Stated task ▸ Give the data again exactly as written, skipping any pictures.

Data block ▸
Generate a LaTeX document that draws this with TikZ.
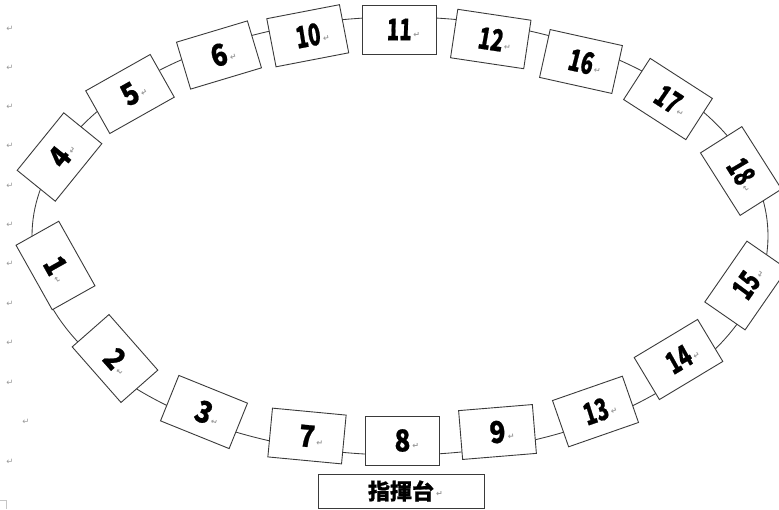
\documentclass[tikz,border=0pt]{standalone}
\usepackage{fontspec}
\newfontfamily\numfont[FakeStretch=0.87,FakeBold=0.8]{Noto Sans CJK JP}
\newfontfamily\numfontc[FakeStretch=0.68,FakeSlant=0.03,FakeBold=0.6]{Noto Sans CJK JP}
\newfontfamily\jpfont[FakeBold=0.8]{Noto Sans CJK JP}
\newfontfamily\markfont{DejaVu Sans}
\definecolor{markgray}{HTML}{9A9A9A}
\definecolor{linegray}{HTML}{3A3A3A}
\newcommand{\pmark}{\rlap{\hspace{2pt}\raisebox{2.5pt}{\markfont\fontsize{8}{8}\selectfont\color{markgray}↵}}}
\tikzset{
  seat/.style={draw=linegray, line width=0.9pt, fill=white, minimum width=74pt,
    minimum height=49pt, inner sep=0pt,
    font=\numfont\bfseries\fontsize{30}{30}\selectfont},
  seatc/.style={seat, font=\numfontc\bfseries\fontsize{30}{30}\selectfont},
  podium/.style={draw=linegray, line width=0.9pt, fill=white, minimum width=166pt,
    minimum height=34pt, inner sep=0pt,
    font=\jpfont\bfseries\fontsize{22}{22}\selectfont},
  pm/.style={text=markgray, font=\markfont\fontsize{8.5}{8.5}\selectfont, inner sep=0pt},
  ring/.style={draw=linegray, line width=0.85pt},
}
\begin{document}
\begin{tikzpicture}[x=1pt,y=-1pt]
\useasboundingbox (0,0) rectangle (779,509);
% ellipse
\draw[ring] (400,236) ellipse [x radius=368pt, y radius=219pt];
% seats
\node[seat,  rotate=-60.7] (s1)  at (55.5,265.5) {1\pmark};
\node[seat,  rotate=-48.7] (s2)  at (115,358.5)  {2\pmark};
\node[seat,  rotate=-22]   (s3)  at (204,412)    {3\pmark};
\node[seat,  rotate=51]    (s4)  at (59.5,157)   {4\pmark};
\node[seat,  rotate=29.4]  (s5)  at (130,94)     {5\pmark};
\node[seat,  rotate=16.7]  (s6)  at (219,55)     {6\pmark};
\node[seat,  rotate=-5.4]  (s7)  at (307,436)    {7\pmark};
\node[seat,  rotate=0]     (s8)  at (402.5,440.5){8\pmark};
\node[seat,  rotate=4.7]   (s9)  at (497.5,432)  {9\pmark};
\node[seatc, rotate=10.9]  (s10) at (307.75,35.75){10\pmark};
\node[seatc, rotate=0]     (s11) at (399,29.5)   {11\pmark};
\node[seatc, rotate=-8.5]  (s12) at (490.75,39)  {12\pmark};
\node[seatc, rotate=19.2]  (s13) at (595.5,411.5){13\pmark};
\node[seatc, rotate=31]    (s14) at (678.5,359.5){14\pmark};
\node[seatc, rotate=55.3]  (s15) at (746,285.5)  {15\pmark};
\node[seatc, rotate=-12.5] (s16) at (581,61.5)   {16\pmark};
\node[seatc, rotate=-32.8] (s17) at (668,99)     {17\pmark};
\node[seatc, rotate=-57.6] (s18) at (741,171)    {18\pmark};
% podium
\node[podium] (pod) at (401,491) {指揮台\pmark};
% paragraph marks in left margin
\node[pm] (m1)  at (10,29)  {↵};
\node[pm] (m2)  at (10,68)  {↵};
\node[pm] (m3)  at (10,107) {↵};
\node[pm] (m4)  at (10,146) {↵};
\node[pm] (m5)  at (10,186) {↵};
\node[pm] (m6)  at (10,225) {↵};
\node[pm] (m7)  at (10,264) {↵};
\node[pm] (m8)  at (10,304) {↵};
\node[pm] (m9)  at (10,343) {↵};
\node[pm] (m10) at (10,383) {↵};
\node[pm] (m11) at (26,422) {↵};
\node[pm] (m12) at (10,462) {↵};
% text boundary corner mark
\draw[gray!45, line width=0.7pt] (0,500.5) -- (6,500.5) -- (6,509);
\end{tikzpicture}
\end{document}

Response below ▸
Generate a LaTeX document that draws this with TikZ.
\documentclass[tikz,border=0pt]{standalone}
\usepackage{fontspec}
\newfontfamily\numfont[FakeStretch=0.87,FakeBold=0.8]{Noto Sans CJK JP}
\newfontfamily\numfontc[FakeStretch=0.68,FakeSlant=0.03,FakeBold=0.6]{Noto Sans CJK JP}
\newfontfamily\jpfont[FakeBold=0.8]{Noto Sans CJK JP}
\newfontfamily\markfont{DejaVu Sans}
\definecolor{markgray}{HTML}{9A9A9A}
\definecolor{linegray}{HTML}{3A3A3A}
\newcommand{\pmark}{\rlap{\hspace{2pt}\raisebox{2.5pt}{\markfont\fontsize{8}{8}\selectfont\color{markgray}↵}}}
\tikzset{
  seat/.style={draw=linegray, line width=0.9pt, fill=white, minimum width=74pt,
    minimum height=49pt, inner sep=0pt,
    font=\numfont\bfseries\fontsize{30}{30}\selectfont},
  seatc/.style={seat, font=\numfontc\bfseries\fontsize{30}{30}\selectfont},
  podium/.style={draw=linegray, line width=0.9pt, fill=white, minimum width=166pt,
    minimum height=34pt, inner sep=0pt,
    font=\jpfont\bfseries\fontsize{22}{22}\selectfont},
  pm/.style={text=markgray, font=\markfont\fontsize{8.5}{8.5}\selectfont, inner sep=0pt},
  ring/.style={draw=linegray, line width=0.85pt},
}
\begin{document}
\begin{tikzpicture}[x=1pt,y=-1pt]
\useasboundingbox (0,0) rectangle (779,509);
% ellipse
\draw[ring] (400,236) ellipse [x radius=368pt, y radius=219pt];
% seats
\node[seat,  rotate=-60.7] (s1)  at (55.5,265.5) {1\pmark};
\node[seat,  rotate=-48.7] (s2)  at (115,358.5)  {2\pmark};
\node[seat,  rotate=-22]   (s3)  at (204,412)    {3\pmark};
\node[seat,  rotate=51]    (s4)  at (59.5,157)   {4\pmark};
\node[seat,  rotate=29.4]  (s5)  at (130,94)     {5\pmark};
\node[seat,  rotate=16.7]  (s6)  at (219,55)     {6\pmark};
\node[seat,  rotate=-5.4]  (s7)  at (307,436)    {7\pmark};
\node[seat,  rotate=0]     (s8)  at (402.5,440.5){8\pmark};
\node[seat,  rotate=4.7]   (s9)  at (497.5,432)  {9\pmark};
\node[seatc, rotate=10.9]  (s10) at (307.75,35.75){10\pmark};
\node[seatc, rotate=0]     (s11) at (399,29.5)   {11\pmark};
\node[seatc, rotate=-8.5]  (s12) at (490.75,39)  {12\pmark};
\node[seatc, rotate=19.2]  (s13) at (595.5,411.5){13\pmark};
\node[seatc, rotate=31]    (s14) at (678.5,359.5){14\pmark};
\node[seatc, rotate=55.3]  (s15) at (746,285.5)  {15\pmark};
\node[seatc, rotate=-12.5] (s16) at (581,61.5)   {16\pmark};
\node[seatc, rotate=-32.8] (s17) at (668,99)     {17\pmark};
\node[seatc, rotate=-57.6] (s18) at (741,171)    {18\pmark};
% podium
\node[podium] (pod) at (401,491) {指揮台\pmark};
% paragraph marks in left margin
\node[pm] (m1)  at (10,29)  {↵};
\node[pm] (m2)  at (10,68)  {↵};
\node[pm] (m3)  at (10,107) {↵};
\node[pm] (m4)  at (10,146) {↵};
\node[pm] (m5)  at (10,186) {↵};
\node[pm] (m6)  at (10,225) {↵};
\node[pm] (m7)  at (10,264) {↵};
\node[pm] (m8)  at (10,304) {↵};
\node[pm] (m9)  at (10,343) {↵};
\node[pm] (m10) at (10,383) {↵};
\node[pm] (m11) at (26,422) {↵};
\node[pm] (m12) at (10,462) {↵};
% text boundary corner mark
\draw[gray!45, line width=0.7pt] (0,500.5) -- (6,500.5) -- (6,509);
\end{tikzpicture}
\end{document}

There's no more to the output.